> _EXERCISE TASK_
Please transcribe the data below exactly. Leave the pictures out.

> _DATASET SECTION_
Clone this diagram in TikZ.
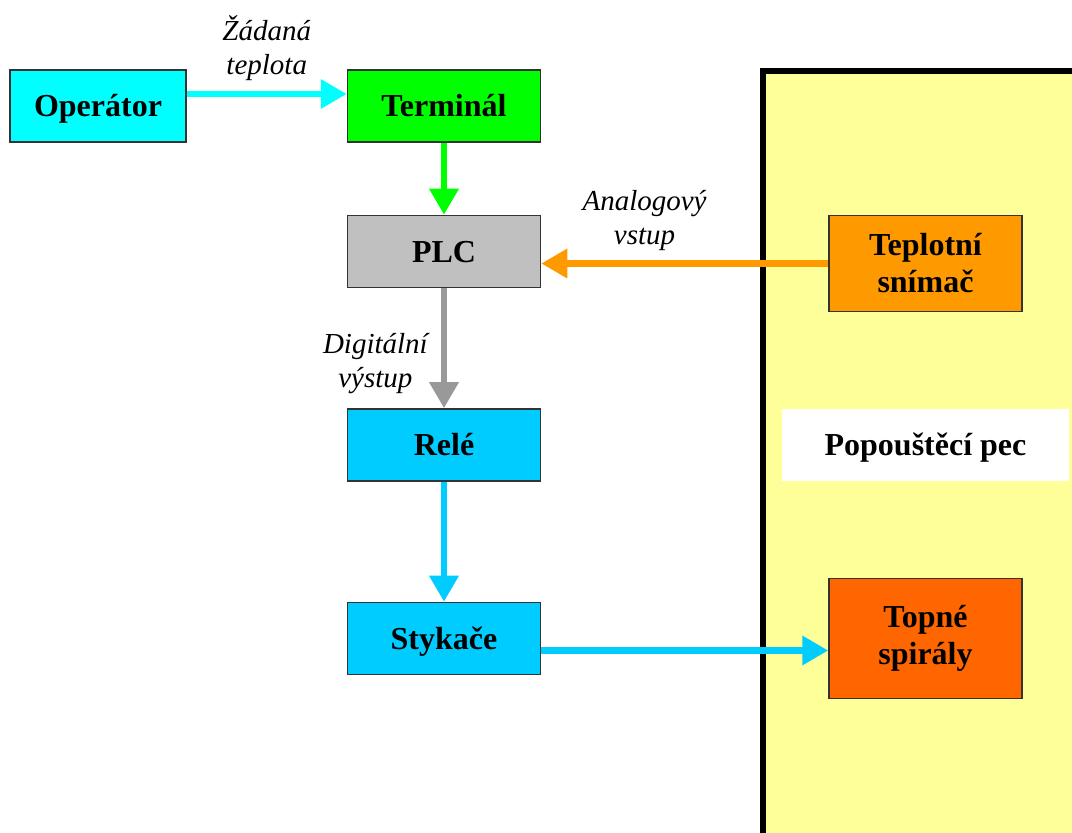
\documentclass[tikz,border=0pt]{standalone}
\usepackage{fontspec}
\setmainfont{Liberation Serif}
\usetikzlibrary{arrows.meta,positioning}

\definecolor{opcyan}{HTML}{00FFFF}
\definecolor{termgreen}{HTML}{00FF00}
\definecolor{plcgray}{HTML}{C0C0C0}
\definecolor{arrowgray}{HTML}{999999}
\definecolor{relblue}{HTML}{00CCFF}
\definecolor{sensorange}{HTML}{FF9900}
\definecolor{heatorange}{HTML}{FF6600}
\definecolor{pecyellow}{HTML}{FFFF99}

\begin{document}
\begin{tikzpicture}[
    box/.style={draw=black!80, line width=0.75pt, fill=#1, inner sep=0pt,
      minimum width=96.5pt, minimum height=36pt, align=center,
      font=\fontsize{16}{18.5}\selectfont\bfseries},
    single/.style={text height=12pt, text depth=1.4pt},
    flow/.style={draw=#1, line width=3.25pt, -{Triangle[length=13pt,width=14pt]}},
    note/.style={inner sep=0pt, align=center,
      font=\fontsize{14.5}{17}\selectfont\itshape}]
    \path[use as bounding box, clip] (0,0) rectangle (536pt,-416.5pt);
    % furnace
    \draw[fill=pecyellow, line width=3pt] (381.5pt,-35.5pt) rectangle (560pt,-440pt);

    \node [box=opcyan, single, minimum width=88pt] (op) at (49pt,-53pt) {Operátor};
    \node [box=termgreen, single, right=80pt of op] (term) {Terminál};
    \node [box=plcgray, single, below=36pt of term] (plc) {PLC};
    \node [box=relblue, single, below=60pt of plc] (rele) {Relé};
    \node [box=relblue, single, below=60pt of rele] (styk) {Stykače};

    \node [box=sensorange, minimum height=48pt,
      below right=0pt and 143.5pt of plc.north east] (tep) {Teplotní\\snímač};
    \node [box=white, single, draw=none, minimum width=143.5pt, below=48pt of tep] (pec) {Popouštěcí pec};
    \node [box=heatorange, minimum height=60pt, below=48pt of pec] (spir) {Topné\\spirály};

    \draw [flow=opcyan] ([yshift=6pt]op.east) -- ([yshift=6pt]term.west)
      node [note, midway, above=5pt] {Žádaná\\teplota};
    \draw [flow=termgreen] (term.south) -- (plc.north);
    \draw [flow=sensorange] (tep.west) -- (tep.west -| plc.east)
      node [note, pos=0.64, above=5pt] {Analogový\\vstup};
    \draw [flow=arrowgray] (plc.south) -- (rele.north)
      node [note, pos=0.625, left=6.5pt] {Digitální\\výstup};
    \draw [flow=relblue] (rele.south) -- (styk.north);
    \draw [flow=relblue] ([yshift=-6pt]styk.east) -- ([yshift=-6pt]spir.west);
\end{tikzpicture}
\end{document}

> _OUTPUT BELOW_
Clone this diagram in TikZ.
\documentclass[tikz,border=0pt]{standalone}
\usepackage{fontspec}
\setmainfont{Liberation Serif}
\usetikzlibrary{arrows.meta,positioning}

\definecolor{opcyan}{HTML}{00FFFF}
\definecolor{termgreen}{HTML}{00FF00}
\definecolor{plcgray}{HTML}{C0C0C0}
\definecolor{arrowgray}{HTML}{999999}
\definecolor{relblue}{HTML}{00CCFF}
\definecolor{sensorange}{HTML}{FF9900}
\definecolor{heatorange}{HTML}{FF6600}
\definecolor{pecyellow}{HTML}{FFFF99}

\begin{document}
\begin{tikzpicture}[
    box/.style={draw=black!80, line width=0.75pt, fill=#1, inner sep=0pt,
      minimum width=96.5pt, minimum height=36pt, align=center,
      font=\fontsize{16}{18.5}\selectfont\bfseries},
    single/.style={text height=12pt, text depth=1.4pt},
    flow/.style={draw=#1, line width=3.25pt, -{Triangle[length=13pt,width=14pt]}},
    note/.style={inner sep=0pt, align=center,
      font=\fontsize{14.5}{17}\selectfont\itshape}]
    \path[use as bounding box, clip] (0,0) rectangle (536pt,-416.5pt);
    % furnace
    \draw[fill=pecyellow, line width=3pt] (381.5pt,-35.5pt) rectangle (560pt,-440pt);

    \node [box=opcyan, single, minimum width=88pt] (op) at (49pt,-53pt) {Operátor};
    \node [box=termgreen, single, right=80pt of op] (term) {Terminál};
    \node [box=plcgray, single, below=36pt of term] (plc) {PLC};
    \node [box=relblue, single, below=60pt of plc] (rele) {Relé};
    \node [box=relblue, single, below=60pt of rele] (styk) {Stykače};

    \node [box=sensorange, minimum height=48pt,
      below right=0pt and 143.5pt of plc.north east] (tep) {Teplotní\\snímač};
    \node [box=white, single, draw=none, minimum width=143.5pt, below=48pt of tep] (pec) {Popouštěcí pec};
    \node [box=heatorange, minimum height=60pt, below=48pt of pec] (spir) {Topné\\spirály};

    \draw [flow=opcyan] ([yshift=6pt]op.east) -- ([yshift=6pt]term.west)
      node [note, midway, above=5pt] {Žádaná\\teplota};
    \draw [flow=termgreen] (term.south) -- (plc.north);
    \draw [flow=sensorange] (tep.west) -- (tep.west -| plc.east)
      node [note, pos=0.64, above=5pt] {Analogový\\vstup};
    \draw [flow=arrowgray] (plc.south) -- (rele.north)
      node [note, pos=0.625, left=6.5pt] {Digitální\\výstup};
    \draw [flow=relblue] (rele.south) -- (styk.north);
    \draw [flow=relblue] ([yshift=-6pt]styk.east) -- ([yshift=-6pt]spir.west);
\end{tikzpicture}
\end{document}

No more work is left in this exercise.